Directive: Word for word, transcribe the lines below and drop the pictures.

Input:
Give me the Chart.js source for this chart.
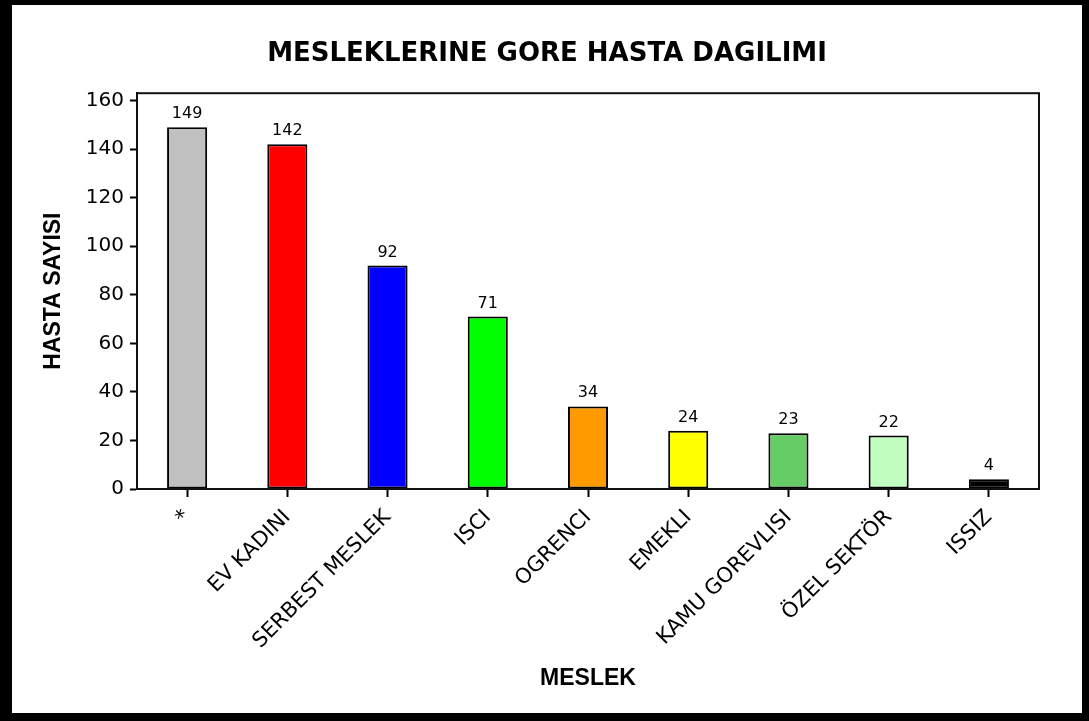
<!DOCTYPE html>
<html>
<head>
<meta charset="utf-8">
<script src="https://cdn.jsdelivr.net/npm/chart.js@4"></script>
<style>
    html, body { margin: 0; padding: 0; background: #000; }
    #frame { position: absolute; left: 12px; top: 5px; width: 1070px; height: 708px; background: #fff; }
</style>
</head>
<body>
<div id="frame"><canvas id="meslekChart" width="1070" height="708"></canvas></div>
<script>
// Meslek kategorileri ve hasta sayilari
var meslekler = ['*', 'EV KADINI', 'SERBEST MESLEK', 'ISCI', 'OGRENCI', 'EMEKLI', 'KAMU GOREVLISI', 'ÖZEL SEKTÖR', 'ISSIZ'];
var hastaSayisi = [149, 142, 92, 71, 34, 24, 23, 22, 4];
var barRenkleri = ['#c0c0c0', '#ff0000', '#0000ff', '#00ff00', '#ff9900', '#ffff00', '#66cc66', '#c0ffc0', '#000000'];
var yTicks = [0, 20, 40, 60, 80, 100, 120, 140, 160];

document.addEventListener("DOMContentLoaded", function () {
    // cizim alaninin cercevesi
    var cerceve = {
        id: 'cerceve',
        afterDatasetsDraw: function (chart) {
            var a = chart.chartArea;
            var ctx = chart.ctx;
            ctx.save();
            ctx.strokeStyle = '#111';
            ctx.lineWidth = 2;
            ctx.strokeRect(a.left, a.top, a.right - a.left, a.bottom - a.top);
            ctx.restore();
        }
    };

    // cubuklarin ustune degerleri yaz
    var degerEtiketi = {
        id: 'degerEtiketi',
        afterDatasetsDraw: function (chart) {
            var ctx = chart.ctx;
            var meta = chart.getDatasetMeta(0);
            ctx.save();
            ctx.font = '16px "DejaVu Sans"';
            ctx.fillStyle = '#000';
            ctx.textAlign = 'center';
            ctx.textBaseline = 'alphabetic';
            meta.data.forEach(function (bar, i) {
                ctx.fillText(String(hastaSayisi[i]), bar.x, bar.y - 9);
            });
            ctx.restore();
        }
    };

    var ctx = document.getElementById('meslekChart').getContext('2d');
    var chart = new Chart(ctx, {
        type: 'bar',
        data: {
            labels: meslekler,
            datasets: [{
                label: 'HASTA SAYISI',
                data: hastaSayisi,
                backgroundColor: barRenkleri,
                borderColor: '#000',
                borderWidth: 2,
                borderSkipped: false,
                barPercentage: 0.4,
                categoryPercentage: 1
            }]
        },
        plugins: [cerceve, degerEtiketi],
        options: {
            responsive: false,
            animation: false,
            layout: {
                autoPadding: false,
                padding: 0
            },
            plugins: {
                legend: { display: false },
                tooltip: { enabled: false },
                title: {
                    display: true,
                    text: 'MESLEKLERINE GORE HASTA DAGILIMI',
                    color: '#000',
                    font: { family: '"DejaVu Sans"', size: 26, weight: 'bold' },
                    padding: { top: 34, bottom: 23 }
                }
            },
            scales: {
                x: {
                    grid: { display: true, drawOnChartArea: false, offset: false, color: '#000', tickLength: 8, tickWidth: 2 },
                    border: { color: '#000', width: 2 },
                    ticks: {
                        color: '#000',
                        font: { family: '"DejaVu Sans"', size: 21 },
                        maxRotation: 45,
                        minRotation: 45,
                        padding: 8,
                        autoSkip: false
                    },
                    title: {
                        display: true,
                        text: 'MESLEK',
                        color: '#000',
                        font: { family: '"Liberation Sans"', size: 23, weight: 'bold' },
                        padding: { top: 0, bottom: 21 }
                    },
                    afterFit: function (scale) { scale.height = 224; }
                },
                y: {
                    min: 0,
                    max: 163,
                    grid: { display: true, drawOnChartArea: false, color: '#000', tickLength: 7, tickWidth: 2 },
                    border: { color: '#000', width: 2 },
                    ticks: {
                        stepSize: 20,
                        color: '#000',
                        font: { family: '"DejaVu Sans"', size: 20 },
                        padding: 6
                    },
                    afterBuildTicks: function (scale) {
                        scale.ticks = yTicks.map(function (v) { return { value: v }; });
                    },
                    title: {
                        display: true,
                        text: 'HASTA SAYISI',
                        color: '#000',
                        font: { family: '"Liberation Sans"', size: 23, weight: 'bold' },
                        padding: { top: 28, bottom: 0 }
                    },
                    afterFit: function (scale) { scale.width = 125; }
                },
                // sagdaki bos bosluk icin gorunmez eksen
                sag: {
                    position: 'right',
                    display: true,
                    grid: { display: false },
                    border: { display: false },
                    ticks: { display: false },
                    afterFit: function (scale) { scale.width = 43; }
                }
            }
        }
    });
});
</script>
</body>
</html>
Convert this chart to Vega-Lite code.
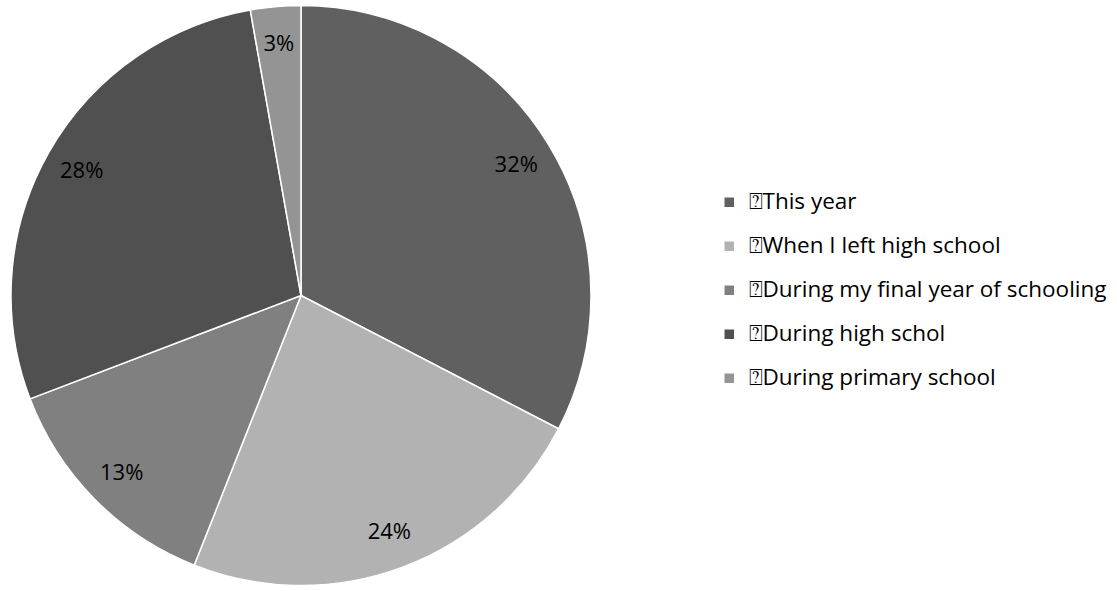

Solution to this exercise:
Give me the Chart.js source for this chart.
<!DOCTYPE html>
<html>
<head>
<meta charset="utf-8">
<script src="https://cdn.jsdelivr.net/npm/chart.js@4"></script>
<style>
    html, body { margin: 0; padding: 0; background: #000; }
    #frame { position: absolute; left: 12px; top: 5px; width: 1070px; height: 708px; background: #fff; }
</style>
</head>
<body>
<div id="frame"><canvas id="meslekChart" width="1070" height="708"></canvas></div>
<script>
// Meslek kategorileri ve hasta sayilari
var meslekler = ['*', 'EV KADINI', 'SERBEST MESLEK', 'ISCI', 'OGRENCI', 'EMEKLI', 'KAMU GOREVLISI', 'ÖZEL SEKTÖR', 'ISSIZ'];
var hastaSayisi = [149, 142, 92, 71, 34, 24, 23, 22, 4];
var barRenkleri = ['#c0c0c0', '#ff0000', '#0000ff', '#00ff00', '#ff9900', '#ffff00', '#66cc66', '#c0ffc0', '#000000'];
var yTicks = [0, 20, 40, 60, 80, 100, 120, 140, 160];

document.addEventListener("DOMContentLoaded", function () {
    // cizim alaninin cercevesi
    var cerceve = {
        id: 'cerceve',
        afterDatasetsDraw: function (chart) {
            var a = chart.chartArea;
            var ctx = chart.ctx;
            ctx.save();
            ctx.strokeStyle = '#111';
            ctx.lineWidth = 2;
            ctx.strokeRect(a.left, a.top, a.right - a.left, a.bottom - a.top);
            ctx.restore();
        }
    };

    // cubuklarin ustune degerleri yaz
    var degerEtiketi = {
        id: 'degerEtiketi',
        afterDatasetsDraw: function (chart) {
            var ctx = chart.ctx;
            var meta = chart.getDatasetMeta(0);
            ctx.save();
            ctx.font = '16px "DejaVu Sans"';
            ctx.fillStyle = '#000';
            ctx.textAlign = 'center';
            ctx.textBaseline = 'alphabetic';
            meta.data.forEach(function (bar, i) {
                ctx.fillText(String(hastaSayisi[i]), bar.x, bar.y - 9);
            });
            ctx.restore();
        }
    };

    var ctx = document.getElementById('meslekChart').getContext('2d');
    var chart = new Chart(ctx, {
        type: 'bar',
        data: {
            labels: meslekler,
            datasets: [{
                label: 'HASTA SAYISI',
                data: hastaSayisi,
                backgroundColor: barRenkleri,
                borderColor: '#000',
                borderWidth: 2,
                borderSkipped: false,
                barPercentage: 0.4,
                categoryPercentage: 1
            }]
        },
        plugins: [cerceve, degerEtiketi],
        options: {
            responsive: false,
            animation: false,
            layout: {
                autoPadding: false,
                padding: 0
            },
            plugins: {
                legend: { display: false },
                tooltip: { enabled: false },
                title: {
                    display: true,
                    text: 'MESLEKLERINE GORE HASTA DAGILIMI',
                    color: '#000',
                    font: { family: '"DejaVu Sans"', size: 26, weight: 'bold' },
                    padding: { top: 34, bottom: 23 }
                }
            },
            scales: {
                x: {
                    grid: { display: true, drawOnChartArea: false, offset: false, color: '#000', tickLength: 8, tickWidth: 2 },
                    border: { color: '#000', width: 2 },
                    ticks: {
                        color: '#000',
                        font: { family: '"DejaVu Sans"', size: 21 },
                        maxRotation: 45,
                        minRotation: 45,
                        padding: 8,
                        autoSkip: false
                    },
                    title: {
                        display: true,
                        text: 'MESLEK',
                        color: '#000',
                        font: { family: '"Liberation Sans"', size: 23, weight: 'bold' },
                        padding: { top: 0, bottom: 21 }
                    },
                    afterFit: function (scale) { scale.height = 224; }
                },
                y: {
                    min: 0,
                    max: 163,
                    grid: { display: true, drawOnChartArea: false, color: '#000', tickLength: 7, tickWidth: 2 },
                    border: { color: '#000', width: 2 },
                    ticks: {
                        stepSize: 20,
                        color: '#000',
                        font: { family: '"DejaVu Sans"', size: 20 },
                        padding: 6
                    },
                    afterBuildTicks: function (scale) {
                        scale.ticks = yTicks.map(function (v) { return { value: v }; });
                    },
                    title: {
                        display: true,
                        text: 'HASTA SAYISI',
                        color: '#000',
                        font: { family: '"Liberation Sans"', size: 23, weight: 'bold' },
                        padding: { top: 28, bottom: 0 }
                    },
                    afterFit: function (scale) { scale.width = 125; }
                },
                // sagdaki bos bosluk icin gorunmez eksen
                sag: {
                    position: 'right',
                    display: true,
                    grid: { display: false },
                    border: { display: false },
                    ticks: { display: false },
                    afterFit: function (scale) { scale.width = 43; }
                }
            }
        }
    });
});
</script>
</body>
</html>
Convert this chart to Vega-Lite code.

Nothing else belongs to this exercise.